Mario Lopez; Lars Ulrich; Christina Aguilera; Billy Bush; Kurt Loder; Tom Felton; Rick Schroder; Pharrell Williams; Meredith Viera; and Paul Krugman are some of those who show up playing themselves, though none of them stand out as being particularly funny or surprising. Snow’s latest single African Child is purposefully offensive, though even this abomination feels somehow watered down, and we as audience are perhaps far less outraged than we should be.
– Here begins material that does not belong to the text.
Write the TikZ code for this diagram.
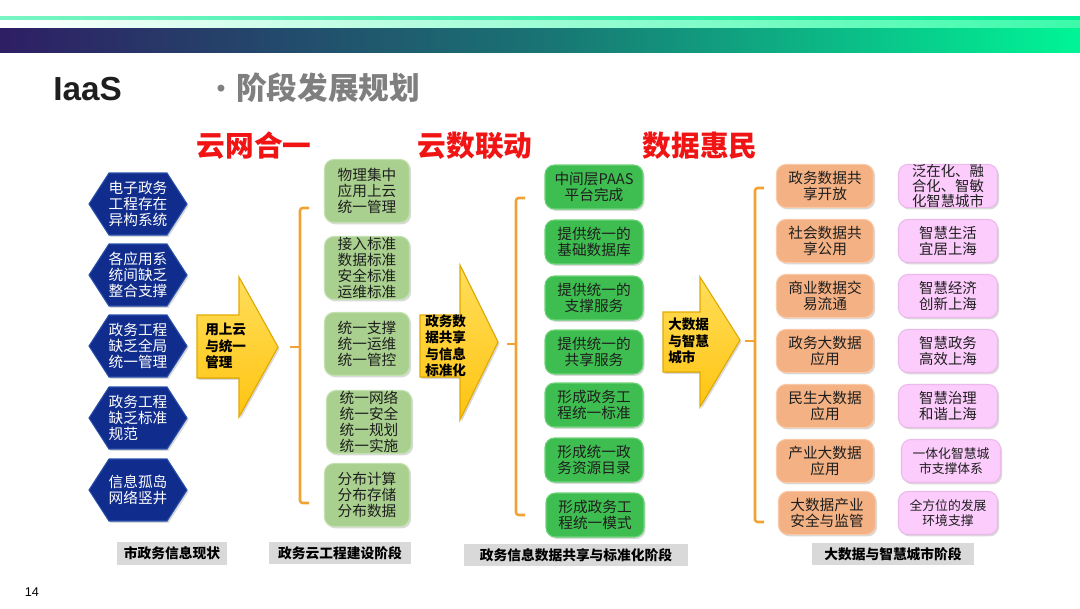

There are plausibilitiy issues in Get Him to the Greek, starting with the notion that a multi-millionaire tycoon who owns a record company and twenty two Koo Koo Roos would allow his underling to escort a huge rock star with serious drug issues on a commercial flight when he had big money riding on said star’s impending appearance. Moguls own private jets, or at least have access to them, and these kinds of gaps in logic tear away at the walls of believability necessary even in the most absurd of comedies. The eventual abrupt shift in character made by Aaron’s uptight girlfriend Daphne also feels unrealistic, or at least like an adolescent’s plot-line solution, although admittedly the utter lack of sexiness helps to undercut this fact some. Still, the film’s young, clueless nerd perspective again feels at worse misogynistic, and at best severely arrested. Whatever “learning” takes place at the end comes across as a flimsily concealed attempt at actual drama - infused, like the rest of the more serious aspects throughout, to make us buy these broadly drawn characters as human beings.
To his credit, Sean P. Diddy Combs as boss man record exec Sergio Roma, allows his image to be subverted, and his playing against type fuels several of the films best bits. Supporting players Elisabeth Moss (as Aaron’s girlfriend ,Daphne); Colm Meany (as Aldous’s father, Jonathan); and Rose Byrne (as Aldous’s ex wife and fellow pop star, Jackie Q.), are all fine, though their characters are one dimensional and the few dramatic moments they participate in mostly fall flat. The film is at its best in small exchanges between the two leads and also during stretches when the pace is amped up, ala the hotel set piece, which careens from one ludicrous moment to the next. However, even during the best of these sections, one can’t help but recall similar set ups in a host of recent comedies, and much of the plot feels both telegraphed and warmed over.
Apatow is something of a master of the type, but he isn ‘t the director here, and the alchemy of these films is of an acutely precarious nature, with a mix of elements that require precise tonal massaging. The film has enough laughs to keep it out of flop territory, but ultimately fails to hold together as anything more than a lightweight diversion.

June 29th, 2010 at 9:23 pm
Great review- and I agree with your assessment that it is somewhat adolescent at times ( or at least in the formula of “nerd guy meets bad boy=trouble and craziness”).
My favorite character was definitely Sean P.Diddy Combs-he played it well and it is memorable. There are several lines in the film that are hilarious…and overall it was good diversion for a few hours…There were moments where I wondered if they simply did not spend enough time working out the characters and rushed to film and production.
Thanks for a great review!
Laura from kansas
June 29th, 2010 at 10:02 pm
Laura,
Thanks for the kind words. Not sure whether the development process for Hollywood productions at this budget level are ever actually rushed, per say, but underdrawn/ underdevloped characters seem to be a recurring theme inbig American modern comedies, where the emphasis is usually on the set ups, set pieces, and jokes instead of building credible, believable human beings who also do and say funny things. The magic elixir is no doubt a difficult one to concoct, though, which is probably why lots of people fall in love with the ones that seem to get it right, or at least come close. Best. CG.